A recent re-landscaping of the Park has raised hillocks; grassy lipomas curve parenthetically around new public toilets that are, themselves, modishly curvilinear and walled with glass bricks. Winter pansies flare in serried ranks. Yet to my eye the ornamental troughs filled with scuzzy water, the boxy shrub holders decorated with sheet metal cut into flame shapes and the circlets of flagpoles, are more present. No tumulus nouveau can obscure these: the remnants of the old Battersea Funfair that I revered as a child.

A school friend’s tenth birthday party. His father drove us down here from Highgate in his E-Type Jaguar. The father and his two sons — all three had tight globes of curly hair; Jewfros, you might say. He gave all us kids a fifty pence coin to spend — shocking largesse; the pentagonal heft of the novelty currency, sharp in my hand. I couldn’t wait to spend it on the Watersplash ride. I wasn’t surprised when, a quarter-century later, this cool, beneficent dude emerged as one of the chief benefactors of Tony Blair’s New Labour.

Or fazed by The Day the Earth Caught Fire, a British sci-fi film, made in the year of my birth, which swam on to TV during my dopey years in the late seventies. The protagonists are on the rollercoaster at Battersea Funfair when the Thames transmogrifies into a sheet of flame. A joint of Moroccan hash and hokey special effects — what could be finer? And now? Why, the parallax of time — which draws formerly distant events into tight proximity — has quite as much force as the nuclear tests that, in the film, push the earth from its axis and send it careering towards the sun. 1961, then 1971, now 2006 — the futuristic lineaments of the 1950s Funfair withstand the passage of the decades, while all about them insect joggers buzz and blip.

I recall the summer of 1989, and the wedding of some friends held in the lee of the Peace Pagoda, at that time a new and startling structure, like the Albert Memorial squatted in by four svelte Buddhas. I remember — what seemed to me — a rancorous speech by the bride’s father. I put a version of it into my novella, Cock. Then it’s a decade later, and I’m lifting one of my kids up on to the top tier of the Pagoda, so he or she can consort with the Prince of Non-Attachment. It was raining, a Parks Police car came sidling up the avenue and one of the cops hailed us through a megaphone: ‘Get down off the Buddha!’

Now, proceeding, I see over there the little plantation of trees beside Albert Bridge. My friend John McVicar, once the most wanted man in Britain — latterly not much wanted at all, so he moved to Bulgaria to hunt wild boar — planted a tree here for his late mother. It would’ve been in the mid-1990s. Could it be that inapposite conifer, the quick green fuse of which lances through cast-iron railings? Below the Thames unrolls the smooth production line of its ebb tide, upon which are bolted together garbage scows heading down from Wandsworth.

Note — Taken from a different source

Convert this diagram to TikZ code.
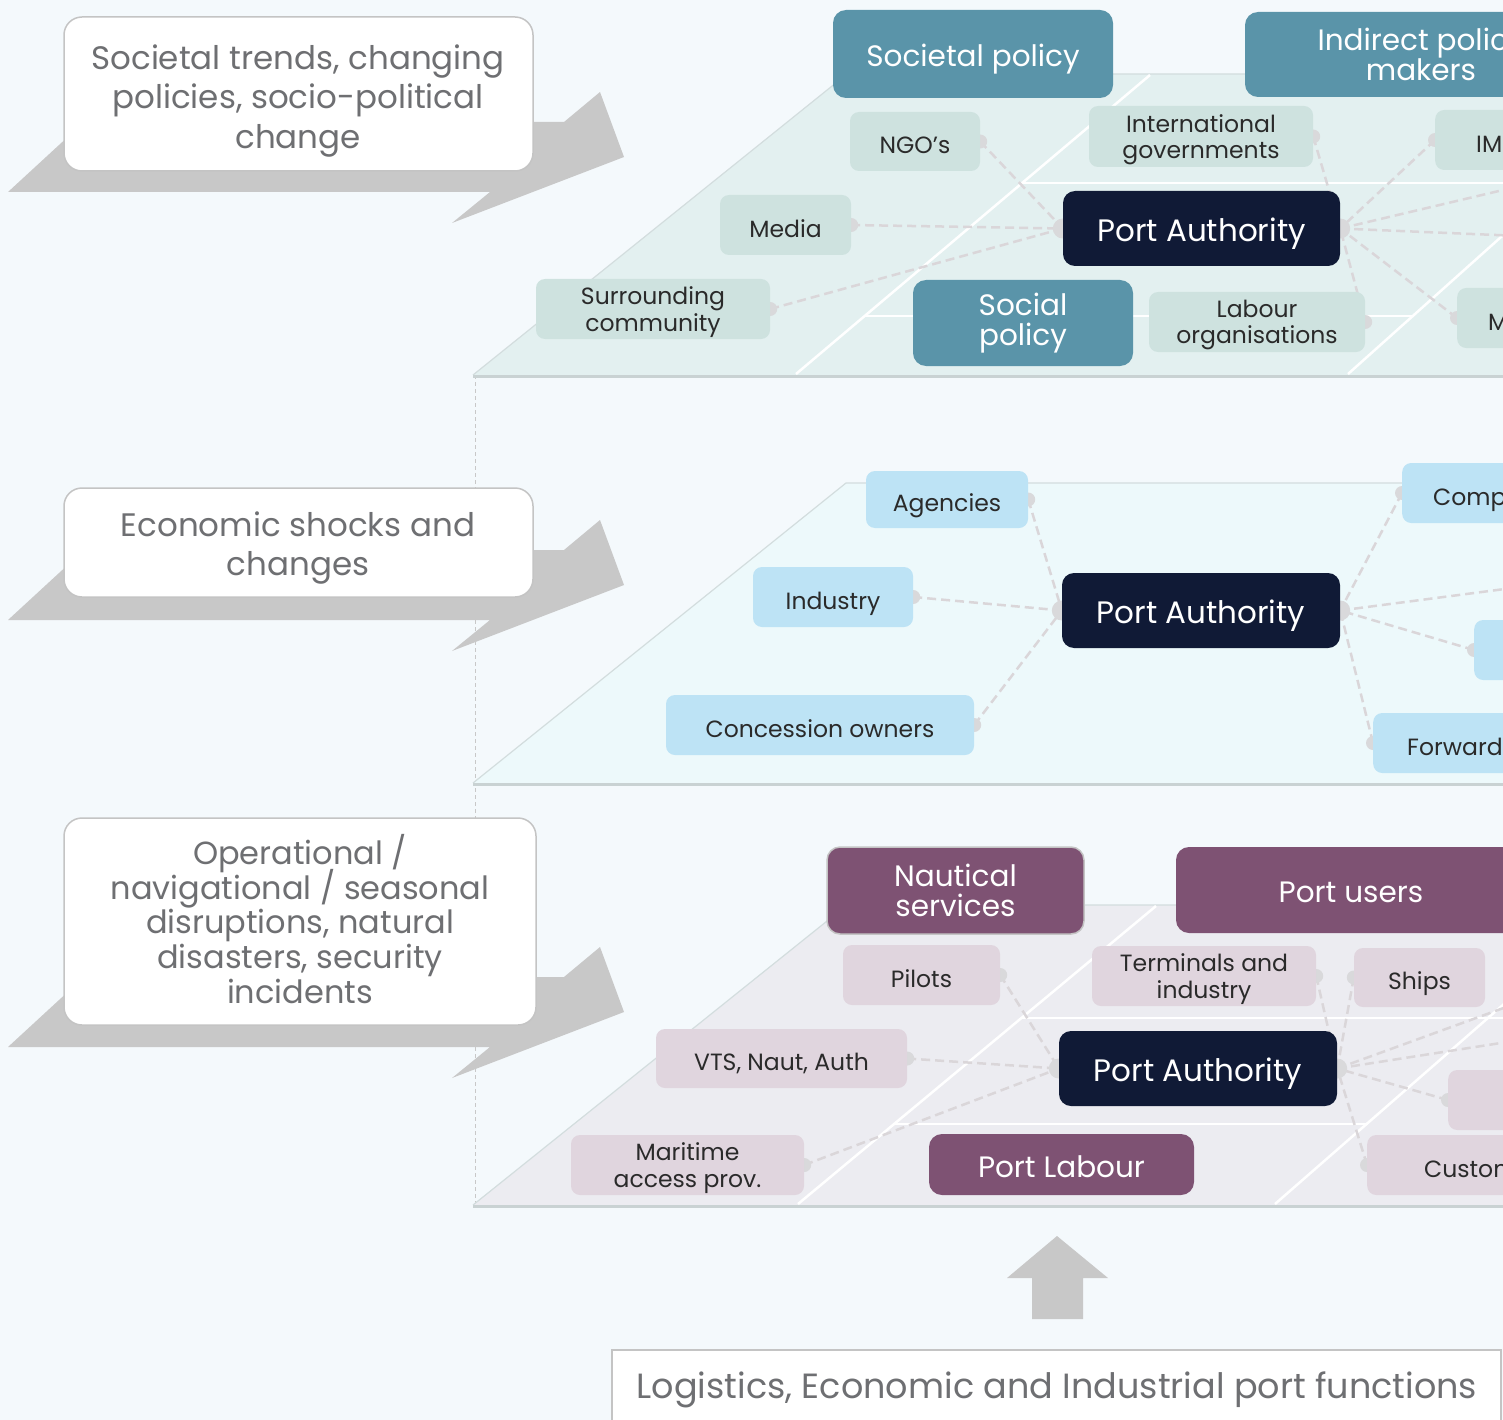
\documentclass[tikz,border=0pt]{standalone}
\usepackage{fontspec}
\setmainfont{Poppins}
\definecolor{bgc}{HTML}{F4F9FC}
\definecolor{topplane}{HTML}{E3F0F0}
\definecolor{topnode}{HTML}{CEE2DF}
\definecolor{cteal}{HTML}{5A94A9}
\definecolor{cnavy}{HTML}{101A36}
\definecolor{midplane}{HTML}{EDF9FB}
\definecolor{midnode}{HTML}{BDE3F5}
\definecolor{botplane}{HTML}{ECECF1}
\definecolor{botnode}{HTML}{E0D5DE}
\definecolor{cpurp}{HTML}{7E5273}
\definecolor{dashc}{HTML}{DAD6D9}
\definecolor{dotc}{HTML}{D9D9DB}
\definecolor{calltxt}{HTML}{6E6F72}
\definecolor{callb}{HTML}{C4C4C4}
\definecolor{arrowc}{HTML}{C8C8C8}
\definecolor{txtd}{HTML}{2A2A2A}
\definecolor{planeedge}{HTML}{D3DDDE}
\definecolor{planeshadow}{HTML}{C9D2D3}
\newcommand\fcall{\fontsize{32.5}{39.5}\selectfont\lineskiplimit=-40pt\lineskip=0pt}
\newcommand\fcallc{\fontsize{32}{34.8}\selectfont\lineskiplimit=-40pt\lineskip=0pt}
\newcommand\fhead{\fontsize{29.5}{30}\selectfont\lineskiplimit=-40pt\lineskip=0pt}
\newcommand\fpa{\fontsize{31}{32}\selectfont}
\newcommand\fsm{\fontsize{23.5}{26.5}\selectfont\lineskiplimit=-40pt\lineskip=0pt}
\newcommand\fbig{\fontsize{35}{38}\selectfont}
\newcommand\bx[7]{\node[#6, minimum width={(#4-#2)*1pt}, minimum height={(#5-#3)*1pt}] (#1) at ({(#2+#4)/2},{(#3+#5)/2}) {#7};}
\pgfdeclarelayer{bglayer}
\pgfdeclarelayer{connlayer}
\pgfsetlayers{bglayer,connlayer,main}
\begin{document}
\begin{tikzpicture}[x=1pt,y=-1pt,
  nd/.style={rounded corners=9pt, inner sep=0pt, align=center},
  tsm/.style={nd, fill=topnode, text=txtd, font=\fsm},
  msm/.style={nd, fill=midnode, text=txtd, font=\fsm},
  bsm/.style={nd, fill=botnode, text=txtd, font=\fsm},
  thd/.style={nd, rounded corners=13pt, fill=cteal, text=white, font=\fhead},
  bhd/.style={nd, rounded corners=13pt, fill=cpurp, text=white, font=\fhead},
  pa/.style={nd, rounded corners=12pt, fill=cnavy, text=white, font=\fpa, text height=26pt, text depth=0pt},
  one/.style={text height=24.5pt, text depth=0pt},
  two/.style={text depth=-2pt},
  oneh/.style={text height=25pt, text depth=0pt},
  cut/.style={anchor=west, text width=200pt, align=left, minimum height=60pt, inner ysep=0pt, rounded corners=9pt, text=txtd, font=\fsm, one},
  conn/.style={draw=dashc, line width=2.5pt, dash pattern=on 9pt off 5pt},
  cbox/.style={draw=callb, line width=1.5pt, fill=white, rounded corners=18pt, inner sep=0pt},
  ctext/.style={text=calltxt, align=center, inner sep=0pt},
  grid/.style={draw=white, line width=2.5pt},
  dot/.style={fill=dotc}
]
\useasboundingbox (0,0) rectangle (1503,1420);
\clip (0,0) rectangle (1503,1420);

\begin{pgfonlayer}{bglayer}
\fill[bgc] (0,0) rectangle (1503,1420);
% vertical dashed guide
\draw[draw=arrowc, line width=1pt, dash pattern=on 4pt off 3pt] (475,375) -- (475,1205);
% callout arrows
\foreach \s in {0,428,855}{
  \fill[arrowc] (8,192+\s) -- (84,122+\s) -- (564,122+\s) -- (600,92+\s) -- (624,157+\s) -- (452,223+\s) -- (490,192+\s) -- cycle;
}
% up arrow
\fill[arrowc] (1057,1236) -- (1108,1278) -- (1083,1278) -- (1083,1319) -- (1032,1319) -- (1032,1278) -- (1007,1278) -- cycle;
% planes
\fill[topplane] (473,375) -- (847,74) -- (1520,74) -- (1520,375) -- cycle;
\draw[planeedge, line width=1.2pt] (473,375) -- (847,74) -- (1520,74);
\draw[planeshadow, line width=3pt] (473,376) -- (1520,376);
\fill[midplane] (473,783) -- (846,483) -- (1520,483) -- (1520,783) -- cycle;
\draw[planeedge, line width=1.2pt] (473,783) -- (846,483) -- (1520,483);
\draw[planeshadow, line width=3pt] (473,784) -- (1520,784);
\fill[botplane] (473,1205) -- (847,905) -- (1520,905) -- (1520,1205) -- cycle;
\draw[planeedge, line width=1.2pt] (473,1205) -- (847,905) -- (1520,905);
\draw[planeshadow, line width=3pt] (473,1206) -- (1520,1206);
% grid lines
\draw[grid] (1150,75) -- (796,374);
\draw[grid] (1348,374) -- (1520,220);
\draw[grid] (1022,183) -- (1520,183);
\draw[grid] (865,316) -- (1414,316);
\draw[grid] (1156,906) -- (798,1204);
\draw[grid] (1275,1204) -- (1520,990);
\draw[grid] (1021,1018) -- (1520,1018);
\draw[grid] (894,1124) -- (1368,1124);
\end{pgfonlayer}

% callout boxes
\bx{c1}{64}{17}{533}{171}{cbox}{}
\node[ctext, font=\fcall] (c1t) at (298,101) {Societal trends, changing\\policies, socio-political\\change};
\bx{c2}{64}{488}{533}{597}{cbox}{}
\node[ctext, font=\fcall] (c2t) at (298,548) {Economic shocks and\\changes};
\bx{c3}{64}{818}{536}{1025}{cbox}{}
\node[ctext, font=\fcallc] (c3t) at (300,919) {Operational /\\navigational / seasonal\\disruptions, natural\\disasters, security\\incidents};

% bottom box
\draw[callb, line width=1.5pt, fill=white] (612,1350) rectangle (1501,1440);
\node[ctext, font=\fbig, text height=25pt, text depth=0pt] (func) at (1057,1386) {Logistics, Economic and Industrial port functions};

% ---------- top level nodes
\bx{socp}{833}{10}{1113}{98}{thd, oneh}{Societal policy}
\bx{indp}{1245}{12}{1597}{97}{thd}{Indirect policy\\makers}
\bx{ngo}{850}{112}{980}{171}{tsm, one}{NGO’s}
\bx{intl}{1089}{106}{1313}{167}{tsm, two}{International\\governments}
\node[cut, fill=topnode, inner xsep=41pt] (imo) at (1435,140) {IM};
\bx{pa1}{1063}{191}{1340}{266}{pa}{Port Authority}
\bx{media}{720}{195}{851}{255}{tsm, one}{Media}
\bx{surr}{536}{279}{770}{339}{tsm, two}{Surrounding\\community}
\bx{socl}{913}{280}{1133}{366}{thd}{Social\\policy}
\bx{lab}{1149}{292}{1365}{352}{tsm, two}{Labour\\organisations}
\node[cut, fill=topnode, inner xsep=31pt] (mm) at (1457,318) {M};
\coordinate (t1) at (1520,186);
\coordinate (t2) at (1520,236);

% ---------- middle level nodes
\bx{agen}{866}{471}{1028}{528}{msm, one}{Agencies}
\bx{ind}{753}{567}{913}{627}{msm, one}{Industry}
\bx{conc}{666}{695}{974}{755}{msm, one}{Concession owners}
\bx{pa2}{1062}{573}{1340}{648}{pa}{Port Authority}
\node[cut, fill=midnode, inner xsep=31pt] (comp) at (1402,493) {Comp};
\node[cut, fill=midnode, inner xsep=31pt] (unm) at (1474,650) {};
\node[cut, fill=midnode, inner xsep=34pt] (fwd) at (1373,743) {Forward};
\coordinate (m1) at (1520,587);

% ---------- bottom level nodes
\bx{naut}{827}{847}{1084}{934}{bhd, draw=callb, line width=1.5pt}{Nautical\\services}
\bx{pusers}{1176}{847}{1526}{933}{bhd, oneh}{Port users}
\bx{pil}{843}{945}{1000}{1005}{bsm, one}{Pilots}
\bx{term}{1092}{946}{1316}{1006}{bsm, two}{Terminals and\\industry}
\bx{ships}{1354}{948}{1485}{1007}{bsm, one}{Ships}
\bx{vts}{656}{1029}{907}{1088}{bsm, one}{VTS, Naut, Auth}
\bx{pa3}{1059}{1031}{1337}{1106}{pa}{Port Authority}
\bx{mar}{571}{1135}{804}{1195}{bsm, two}{Maritime\\access prov.}
\bx{plab}{929}{1134}{1194}{1195}{bhd, oneh}{Port Labour}
\node[cut, fill=botnode, inner xsep=31pt] (unb) at (1448,1100) {};
\node[cut, fill=botnode, inner xsep=57pt] (cust) at (1367,1165) {Custom};
\coordinate (b1) at (1520,1002);
\coordinate (b2) at (1520,1040);

% ---------- connectors and end dots (behind nodes)
\begin{pgfonlayer}{connlayer}
\foreach \a in {ngo,media,surr} \draw[conn] (\a.east) -- (pa1.west);
\foreach \a in {intl,lab} \draw[conn] (\a.east) -- (pa1.east);
\foreach \a in {imo,mm} \draw[conn] (\a.west) -- (pa1.east);
\draw[conn] (pa1.east) -- (t1);
\draw[conn] (pa1.east) -- (t2);
\foreach \a in {agen,ind,conc} \draw[conn] (\a.east) -- (pa2.west);
\foreach \a in {comp,unm,fwd} \draw[conn] (\a.west) -- (pa2.east);
\draw[conn] (pa2.east) -- (m1);
\foreach \a in {pil,vts,mar} \draw[conn] (\a.east) -- (pa3.west);
\draw[conn] (term.east) -- (pa3.east);
\foreach \a in {ships,unb,cust} \draw[conn] (\a.west) -- (pa3.east);
\draw[conn] (pa3.east) -- (b1);
\draw[conn] (pa3.east) -- (b2);
\foreach \a in {ngo,media,surr,intl,lab,agen,ind,conc,pil,vts,mar,term} \fill[dot] (\a.east) circle (7pt);
\foreach \a in {imo,mm,comp,unm,fwd,ships,unb,cust} \fill[dot] (\a.west) circle (7pt);
\foreach \a in {pa1,pa2,pa3} {\fill[dot] (\a.east) circle (10pt); \fill[dot] (\a.west) circle (10pt);}
\end{pgfonlayer}
\end{tikzpicture}
\end{document}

Perhaps. Oscar and Jimmy walk on the far side of the river, plotting nocturnes, proleptically graffiti-spraying butterflies. Over towards Chelsea shines the single, gold ball atop the Chelsea Harbour development. This was the motif — the ball rises and falls with the tide, like a ball cock in a cistern — with which I opened my 1997 novel Great Apes. Chelsea Harbour, an integrated development of luxury flats and costly retail outlets. Think gym, think gated, think Eurotrash. Michael Caine had a restaurant here — perhaps he still does — certainly, it would be fair to say that his entire acting career led up to this imposture. The chirpy Cockney rhymer: ‘My name is ’arry Palmer, I run a restaurant in Chelsea ’arbour.’